R&I has identified nine eligible categories under which environmentally beneficial projects can fall, and assesses the selection of those projects based on whether they fall in line with environmental policies or “other generally accepted viewpoints” and whether they adhere to a standard or have a certification.

“But in addition to the four pillars of the Green Bond Principles, we have developed a fifth component to our assessment: the issuer’s environmental contributions,” explains Takashi Morioka, Chief Analyst and Head of the Specialised Finance Group at R&I, who focuses on green bonds and credit risk analysis for the renewable energy sector.

This is where R&I diverges from S&P, which looks strictly at the projects being financed by the green bond, not the profile of the issuer (it has launched an ESG Assessment product to do that separately).

“If one issuer has a history of engaging in environmental activities and another has never been involved in the space before, then we believe the former is likely to be able to perform better on a green level,” Morioka says. “In short, we believe green issuers issue greener bonds.”
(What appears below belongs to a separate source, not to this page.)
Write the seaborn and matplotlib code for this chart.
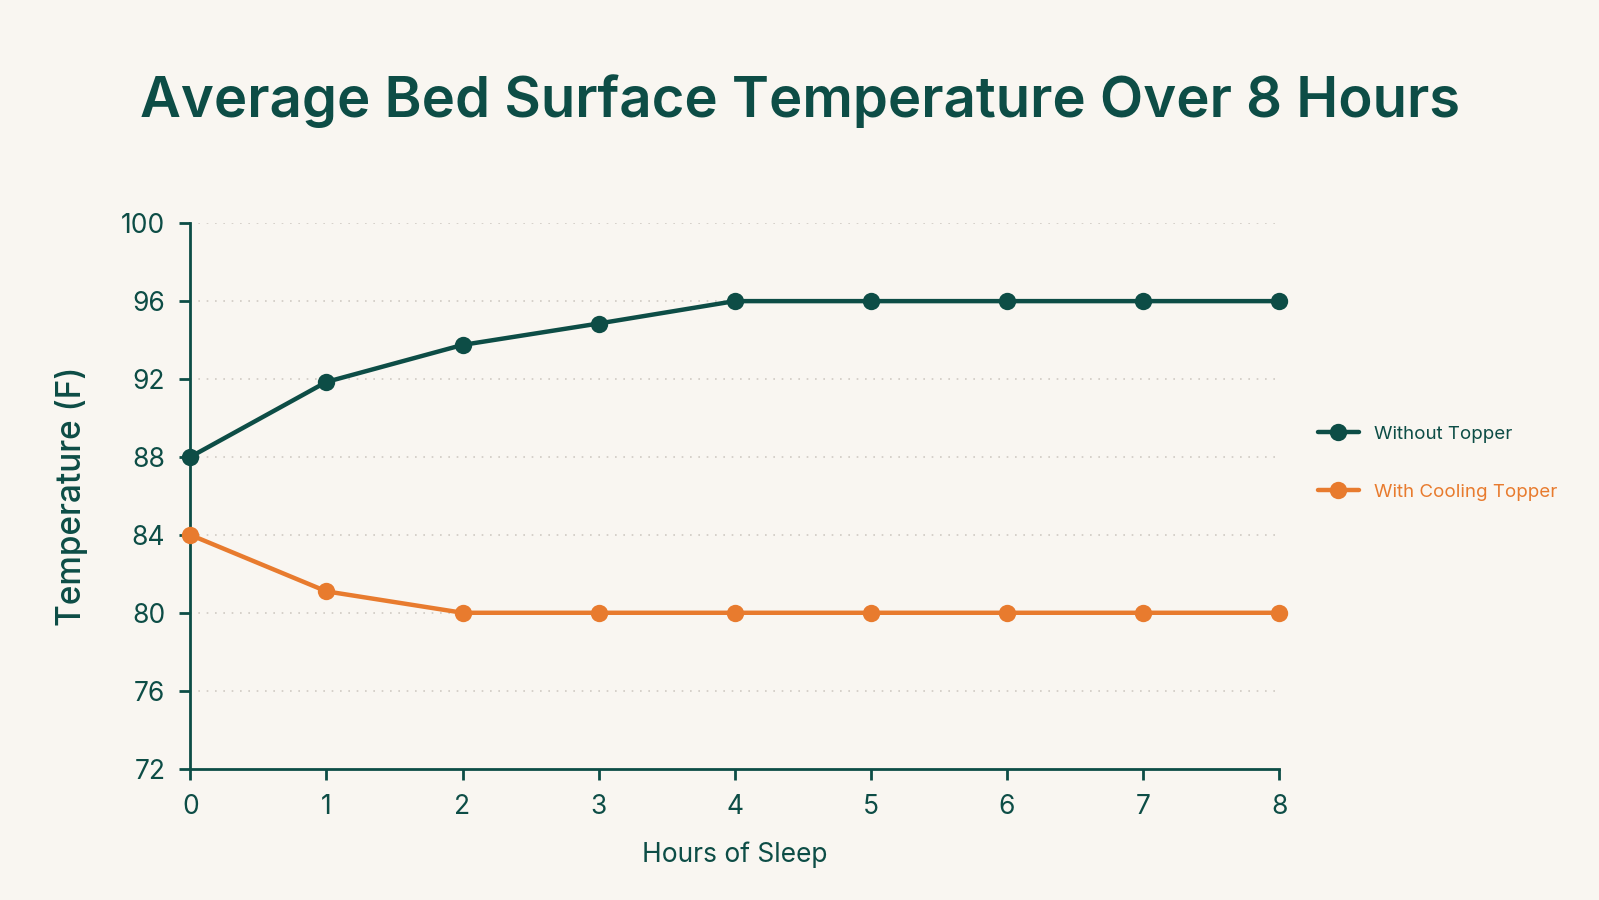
import pandas as pd
import matplotlib
matplotlib.use("Agg")
from matplotlib import pyplot as plt
import seaborn as sns

# Data
hours = [0, 1, 2, 3, 4, 5, 6, 7, 8]
without_topper = [88, 91.85, 93.75, 94.85, 96, 96, 96, 96, 96]
with_cooling = [84, 81.1, 80, 80, 80, 80, 80, 80, 80]
series_names = ["Without Topper", "With Cooling Topper"]
y_ticks = [72, 76, 80, 84, 88, 92, 96, 100]

teal = "#0d4d46"
orange = "#e87b2e"
bg = "#f9f6f1"

df = pd.DataFrame({
    "Hours": hours * 2,
    "Temp": without_topper + with_cooling,
    "Series": [series_names[0]] * len(hours) + [series_names[1]] * len(hours),
})

sns.set_style("white")
plt.rcParams["font.family"] = ["Inter", "DejaVu Sans"]

fig = plt.figure(figsize=(15.99, 9), dpi=100, facecolor=bg)
ax = fig.add_axes([0.119, 0.146, 0.681, 0.606])
ax.set_facecolor(bg)

sns.lineplot(data=df, x="Hours", y="Temp", hue="Series",
             palette={series_names[0]: teal, series_names[1]: orange},
             marker="o", markersize=12.5, markeredgewidth=0, linewidth=3.2,
             ax=ax, zorder=3)
for ln in ax.lines:
    ln.set_clip_on(False)

ax.set_xlim(0, 8)
ax.set_ylim(72, 100)
ax.set_xticks(hours)
ax.set_yticks(y_ticks)
for t in y_ticks[1:]:
    ax.axhline(t, color="#cfcac3", linestyle=(0, (1, 4)), linewidth=1.2, zorder=1)

for s in ["top", "right"]:
    ax.spines[s].set_visible(False)
for s in ["left", "bottom"]:
    ax.spines[s].set_color(teal)
    ax.spines[s].set_linewidth(2)
ax.tick_params(axis="both", colors=teal, labelsize=19, length=8, width=2,
               direction="out", pad=10, bottom=True, left=True)
for lab in ax.get_xticklabels() + ax.get_yticklabels():
    lab.set_color(teal)

ax.set_xlabel("Hours of Sleep", fontsize=19, color=teal, labelpad=16)
ax.set_ylabel("Temperature (F)", fontsize=24, color=teal, labelpad=24,
              fontweight="medium")

fig.suptitle("Average Bed Surface Temperature Over 8 Hours", x=0.50, y=0.918,
             fontsize=40.5, fontweight="semibold", color=teal)

leg = ax.legend(loc="center left", bbox_to_anchor=(1.02, 0.56), frameon=False,
                fontsize=13.5, handlelength=2.2, labelspacing=2.2)
for txt, c in zip(leg.get_texts(), [teal, orange]):
    txt.set_color(c)

fig.savefig("out.png", dpi=100, facecolor=bg)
To date, R&I has only performed one green bond evaluation – for Nomura Research Institute – but Morioka says there have been “many enquiries” from banks, companies and government agencies interested in the new service, particularly as the Japanese government is pushing the asset class with an upcoming set of national standards.

Moody’s has a few more notches on its green-bond belt, with nine assessments so far. Issuers include property financing firm Renovate and Mohawk Valley Water Authority in the US, Mexico airport in Latin America and Rabobank subsidiary Obvion and Gothenburg in Sweden.

All the transactions assessed by both agencies have so far been awarded the top green bond score (GB1/GA1).

“Issuers gravitate towards that grade, and are willing to adapt their practices to achieve it,” says Shilling. “We’ve made the scorecard quite transparent, we think, and it’s abundantly clear to issuers how they can achieve a high grade – although it’s entirely up to them.”

He adds that, over time, he would expect to end up with a green bond assessment landscape similar to the credit ratings space – with a variety of grades to suit the needs of different investors. “In credit ratings it works because investors value the opinion. What we would like to believe is that in time, the same will apply to green bonds: investors will not be prepared to invest in green bonds without these external reviews to factor into their analysis. And once that begins to ripple through the system, you’re more likely to start getting distribution along the scale.”S&P Global Ratings closed the consultation on its service at the end of last month, with a view to launching it in the first quarter of 2017.

“The aim is to make it easier for investors to compare green bonds and their pricing based on their greenness, in the same way they can with their creditworthiness. And ultimately, the market may reward the greener bonds with better pricing in the same way, too,” says Wilkins. “That is one way to encourage companies to start taking environmental activities seriously, and may lead to better scaling up of climate finance and improve the sustainability of countries and the global economy.”